What is Methamphetamine?
Methamphetamine (Meth) is a stimulant. It is a highly addictive substance that acts on a person’s central nervous system. Meth is a white, bitter-tasting powder that can easily be dissolved in liquids like water or alcohol. It also comes in crystalline form and can be snorted, smoked, or injected.
Its parent drug, amphetamine, is available by prescription. It is used to treat ADHD (Attention Deficit Hyperactivity Disorder), narcolepsy (a specific sleep disorder resulting in sudden sleep attacks), and certain cases of obesity.
When consumed, meth causes a sense of euphoria and well-being. Users have more energy and are more talkative than usual. Their appetite decreases, and they stay awake longer. Over time, extreme weight loss, paranoid delusions, and skin deterioration, hair, and teeth often develop.
Long-term Effects of Meth Use
Long-term meth users put themselves at risk for severe negative health consequences, including drug addiction. This chronic disease’s symptoms include compulsive drug use and changes to how the addict’s brain functions. Their drug use alters Their ability to think and make decisions.
Other long-term effects of taking meth include the following:
• Anxiety (significant levels)
• Delusions (Example: Sensations of insects crawling under the skin)
• Hallucinations (auditory and visual)
• Mood disturbances
• Violent behavior
The psychotic symptoms of meth use may last for months or years after a person has stopped using the drug. Stress has been linked to the onset of psychotic episodes in those who use meth or who have used it previously. Some long-term meth users have also reported experiencing cognitive and emotional problems as well.

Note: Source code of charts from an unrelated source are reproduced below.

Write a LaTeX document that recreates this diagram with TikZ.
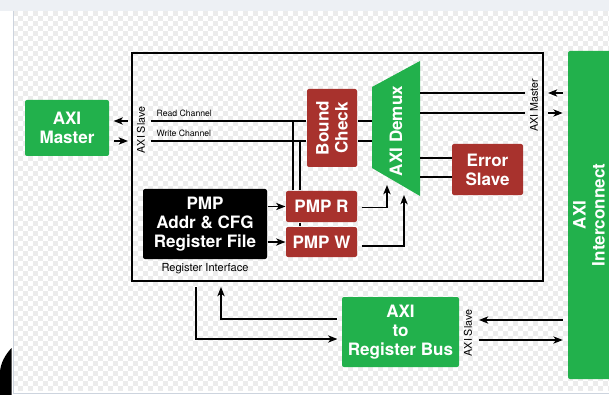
\documentclass[tikz,border=0pt]{standalone}
\usepackage{fontspec}
\setmainfont{TeX Gyre Heros}
\usetikzlibrary{arrows.meta}

\definecolor{axigreen}{RGB}{34,177,76}
\definecolor{pmpred}{RGB}{168,50,45}
\definecolor{checkgray}{RGB}{236,236,236}
\definecolor{panelgray}{RGB}{237,240,244}
\definecolor{panelline}{RGB}{205,212,222}

\tikzset{every picture/.style={line width=0.9pt}}
\tikzset{
  blk/.style 2 args={minimum width={#1*0.75pt},minimum height={#2*0.75pt},inner sep=0pt,
    align=center,text=white,rounded corners=1.5pt,font=\bfseries\fontsize{12.8}{14.3}\selectfont},
  greenbox/.style={fill=axigreen},
  redbox/.style={fill=pmpred},
  lbl/.style={font=\fontsize{8}{9}\selectfont,inner sep=0.75pt},
  sig/.style={-{Stealth[length=7pt,width=5.5pt,inset=2pt]}},
}

\begin{document}
\begin{tikzpicture}[x=0.75pt,y=0.75pt,yscale=-1]
\useasboundingbox (0,0) rectangle (609,395);

%Backdrop: checkered rows
\fill[panelgray] (0,0) rectangle (609,11);
\fill[white] (0,11) rectangle (609,395);
\foreach \r [evaluate=\r as \ph using {mod(\r,2)*3.75}] in {0,...,75}
  \draw[checkgray,line width=3.75pt,dash pattern=on 3.75pt off 3.75pt,dash phase=\ph pt]
    (13,13.5+5*\r) -- (609,13.5+5*\r);
\fill[white] (0,391) rectangle (609,395);
\draw[panelline,line width=0.6pt] (13,11) -- (13,393) -- (609,393);
\fill (11.5,348) .. controls (5,355) and (0,364) .. (0,373) -- (0,395) -- (11.5,395) -- cycle;

%Shape: PMP wrapper
\draw[line width=1.1pt] (132,53) rectangle (543,281);

%Blocks
\fill[axigreen,rounded corners=1.5pt] (568,51) rectangle (620,379);
\node[blk={328}{42},rotate=90] (xbar) at (589,215) {AXI\\Interconnect};
\node[blk={84}{56},greenbox] (master) at (67,128) {AXI\\Master};
\node[blk={117}{70},greenbox] (bridge) at (400.5,332) {AXI\\to\\Register Bus};
\node[blk={78}{50},redbox,rotate=90] (bound) at (332,128) {Bound\\Check};
\node[blk={71}{31},redbox] (pmpr) at (321.5,206.5) {PMP R};
\node[blk={71}{30},redbox] (pmpw) at (321.5,242) {PMP W};
\node[blk={71}{51},redbox] (errslv) at (487.5,169.5) {Error\\Slave};
\node[blk={124}{70},fill=black] (regfile) at (205,224) {PMP\\Addr \& CFG\\Register File};

%Shape: demux trapezoid
\fill[axigreen] (372,87) -- (420,61) -- (420,196) -- (372,168) -- cycle;
\node[blk={0}{0},rotate=90] (demux) at (396,131) {AXI Demux};
\coordinate (dmxin) at (372,131);
\coordinate (dmxout) at (420,131);

% rotated nodes: north is the left side, south the right side
\coordinate (slvR) at (151,121);
\coordinate (slvW) at (151,141);
\draw (slvR) -- (slvR -| bound.north);
\draw (slvW) -- (slvW -| bound.north);
\draw (bound.south |- slvR) -- (dmxin |- slvR);
\draw (bound.south |- slvW) -- (dmxin |- slvW);

% taps down to the PMP checkers
\coordinate (tapR) at (293,121);
\coordinate (tapW) at (300,141);
\draw (tapR) -- (tapR |- pmpr.north);
\draw (tapW) -- (tapW |- pmpr.north);
\draw (tapW |- pmpr.south) -- (tapW |- pmpw.north);

\draw[sig] (regfile.east |- pmpr.west) -- (pmpr.west);
\draw[sig] (regfile.east |- pmpw.west) -- (pmpw.west);

\coordinate (rdin) at (387,185);
\coordinate (wrin) at (404,195);
\draw[sig] ([xshift=3pt,yshift=1pt]pmpr.east) -| (rdin);
\draw[sig] ([xshift=3pt,yshift=3pt]pmpw.east) -| (wrin);

% demux outputs
\coordinate (mstR) at (525,93);
\coordinate (mstW) at (525,113);
\draw (dmxout |- mstR) -- (mstR);
\draw (dmxout |- mstW) -- (mstW);
\coordinate (err1) at (452,158);
\coordinate (err2) at (452,177);
\draw (dmxout |- err1) -- (err1);
\draw (dmxout |- err2) -- (err2);

% ports outside the wrapper
\coordinate (lftR) at (128,121);
\coordinate (lftW) at (128,141);
\draw[sig,shorten >=3pt] (lftR) -- (lftR -| master.east);
\draw[sig,shorten <=3pt] (lftW -| master.east) -- (lftW);
\coordinate (rgtR) at (548,93);
\coordinate (rgtW) at (548,113);
\coordinate (xbarL) at (568,215);
\draw[sig,shorten <=4pt] (rgtR -| xbarL) -- (rgtR);
\draw[sig,shorten >=4pt] (rgtW) -- (rgtW -| xbarL);

% register bus
\coordinate (rifo) at (196,287);
\coordinate (rifi) at (221,287);
\draw[sig,shorten >=3pt] (rifo) |- ([yshift=5.25pt]bridge.west);
\draw[sig,shorten <=3pt] ([yshift=-9.75pt]bridge.west) -| (rifi);
\coordinate (bsR) at (479,320);
\coordinate (bsW) at (479,340);
\draw[sig,shorten <=4pt] (bsR -| xbarL) -- (bsR);
\draw[sig,shorten >=4pt] (bsW) -- (bsW -| xbarL);

% Text Node
\node[lbl,rotate=90] (slvlbl) at (141,130) {AXI Slave};
\node[lbl,rotate=90] (mstlbl) at (534,105) {AXI Master};
\node[lbl,rotate=90] (brglbl) at (468,333) {AXI Slave};
\node[lbl,font=\fontsize{6.5}{7}\selectfont,anchor=south west] (rdlbl) at (155,118.5) {Read Channel};
\node[lbl,font=\fontsize{6.5}{7}\selectfont,anchor=south west] (wrlbl) at (155,138.5) {Write Channel};
\node[lbl,font=\fontsize{8.3}{9}\selectfont] (riflbl) at (205,269) {Register Interface};

\end{tikzpicture}
\end{document}
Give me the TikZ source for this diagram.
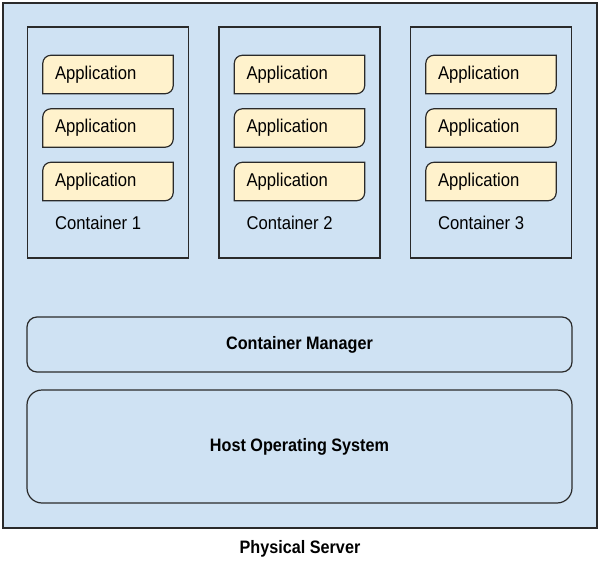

State Supreme Court Ruling Makes Prosecutions Difficult
Sheriff Mickey Stines, from the Letcher County Sheriff’s Department, commented recently that the local police have not been arresting people for possession of pills. Instead, in August alone, 22 felony drug cases were processed in the county in connection with meth. He went on to say that there is a drug business that is “booming” in his town, and his department is trying to “make a dent in it.”
The local drug market is like the economy; it moves up and down. These shifts make it more challenging for the police to apprehend everyone involved.
The Kentucky Supreme Court also plays a role: It has ruled that first offenders can be released with a signature without going before a judge. The only exception is for those charged with drug trafficking. While decriminalization of drug possession or use would normally be seen by many as a positive step, not referring people to seek help for substance use disorders is a missed opportunity to provide help.